Miss Mary was also completely bamboozled by the U.S. Department of Energy's National Interest Electric Transmission Corridor (NIETC) designation process, which claims to be creating corridors for the transmission of reliable energy.  However, DOE also has no authority to plan the transmission system, or order transmission projects.  Its role is advisory only.  It can produce mind numbing reports, and designate corridors for private transmission developers like Invenergy, but it has no authority or jurisdiction to plan or approve the transmission system.  Only the regional grid operators like MISO can determine that a line is needed for reliability, and MISO relies on its own deep knowledge of the system to make plans.  It doesn't take orders from a silly, political agency like DOE.  The only thing reliable about GBE is the propaganda it produces.

Perhaps Mary should have pondered the significance of the passage of time before declaring that "a nationwide plan to increase the reliability of electricity and reduce consumer costs" is playing out in Missouri.  The idea for Grain Belt Express was hatched more than a dozen years ago, long before the government's recent "plan" that started with the Infrastructure Investment and Jobs Act in 2021.  This battle started long before Mary recently discovered it.

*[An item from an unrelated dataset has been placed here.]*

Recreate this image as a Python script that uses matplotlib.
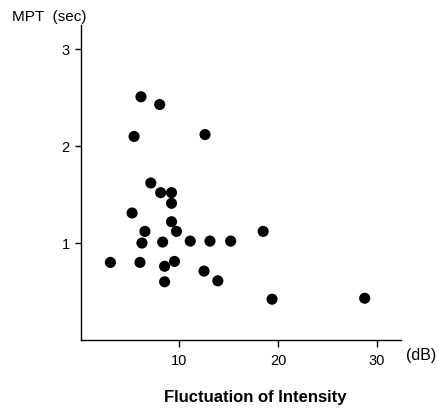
import matplotlib.pyplot as plt

# fluctuation of intensity (dB) vs MPT (sec)
fluct_db = [3.0, 5.2, 6.5, 6.2, 6.0, 8.3, 8.5, 8.5, 9.5, 9.7, 9.2, 9.2, 9.2, 8.1,
            7.1, 11.1, 13.1, 12.5, 13.9, 15.2, 18.5, 19.4, 28.8, 6.1, 8.0, 5.4, 12.6]
mpt_sec = [0.80, 1.31, 1.12, 1.00, 0.80, 1.01, 0.76, 0.60, 0.81, 1.12, 1.22, 1.41,
           1.52, 1.52, 1.62, 1.02, 1.02, 0.71, 0.61, 1.02, 1.12, 0.42, 0.43, 2.51,
           2.43, 2.10, 2.12]

x_ticks = [10, 20, 30]
y_ticks = [1, 2, 3]

plt.rcParams["font.family"] = ["Liberation Sans", "DejaVu Sans"]

fig = plt.figure(figsize=(4.37, 4.11), dpi=100)
ax = fig.add_axes([0.185, 0.173, 0.733, 0.766])

ax.scatter(fluct_db, mpt_sec, s=64, color="black", edgecolors="none")

ax.set_xlim(0, 32.5)
ax.set_ylim(0, 3.25)
ax.set_xticks(x_ticks)
ax.set_yticks(y_ticks)
ax.tick_params(axis="both", direction="out", length=4, width=1, labelsize=10.5, pad=4)
ax.tick_params(axis="x", length=5, pad=5)

for side in ["top", "right"]:
    ax.spines[side].set_visible(False)
for side in ["left", "bottom"]:
    ax.spines[side].set_linewidth(1.0)

# labels placed like in the original print
fig.text(12 / 437, 1 - 17 / 411, "MPT  (sec)", fontsize=11, ha="left", va="center")
fig.text(406 / 437, 1 - 355 / 411, "(dB)", fontsize=11.5, ha="left", va="center")
fig.text(255 / 437, 1 - 397 / 411, "Fluctuation of Intensity", fontsize=12,
         fontweight="bold", ha="center", va="center")

fig.savefig("out.png", dpi=100)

Missouri citizens elected Senator Josh Hawley as their representative, no matter how disappointing that may be to Miss Mary.  His job is to use his "bully pulpit" to protect their interests.  Is the "bully pulpit" phrase just a sullen swipe at him because he refused to be interviewed by a student journalist with an agenda?  She certainly loved the bully pulpits inhabited by clean energy pot stirrer James Owen and political gasbag Tyson Slocum.

James Owen is not insensitive to landowners?  Ha ha ha.  No landowner actually believes that.  I don't either.  I watched his arrogant dismissal of their concerns while testifying at the PSC.  Maybe you ought to check his previous statements and videos.

Despite what the DOE told Miss Mary, the fact is that Grain Belt Express requested the Midwest-Plains transmission corridor to benefit its bogged down project with the ability to appeal state permitting denials, like the one recently ordered by an appeals court in Illinois.  GBE also wants a corridor so it can score a federal taxpayer-backed loan guarantee to build its project that currently doesn't have enough customers to be economic.  The Kansas Corporation Commission testified before a legislative committee just last week that GBE told them they requested the 5-mile wide corridor from DOE.  Who's lying here?  The DOE, or GBE, or the KCC?  Why don't you investigate that?

And here's something else to investigate... transmission lines do not create electricity, so they alone cannot "keep up with the nation's increasing power demands."  What we need is new baseload generation that can be depended upon to generate when needed, and it needs to be located near the increasing power demands, not imported hundreds of miles on unnecessary transmission lines.

What does Otto Lynch from Pennsylvania know about farming in Missouri, with his contention that farmers can easily farm around towers?  Nothing at all!  His views about farming are of no consequence and add absolutely nothing to this story.

Ditto on political gasbag Tyson Slocum, farming grant money in Washington DC for his half-assed attacks on the energy industry.  His perception of the landowners within proposed National Interest Electric Transmission Corridors comes from the smug satisfaction of someone who isn't impacted in the least.  The real jackbooted thugs pretend that "meaningful consultation" with landowners before carrying on to a pre-determined conclusion somehow makes the stealing of private property okay.  It doesn't.  Would it be okay if I allowed you to cry a little about losing your purse before I forcibly took it?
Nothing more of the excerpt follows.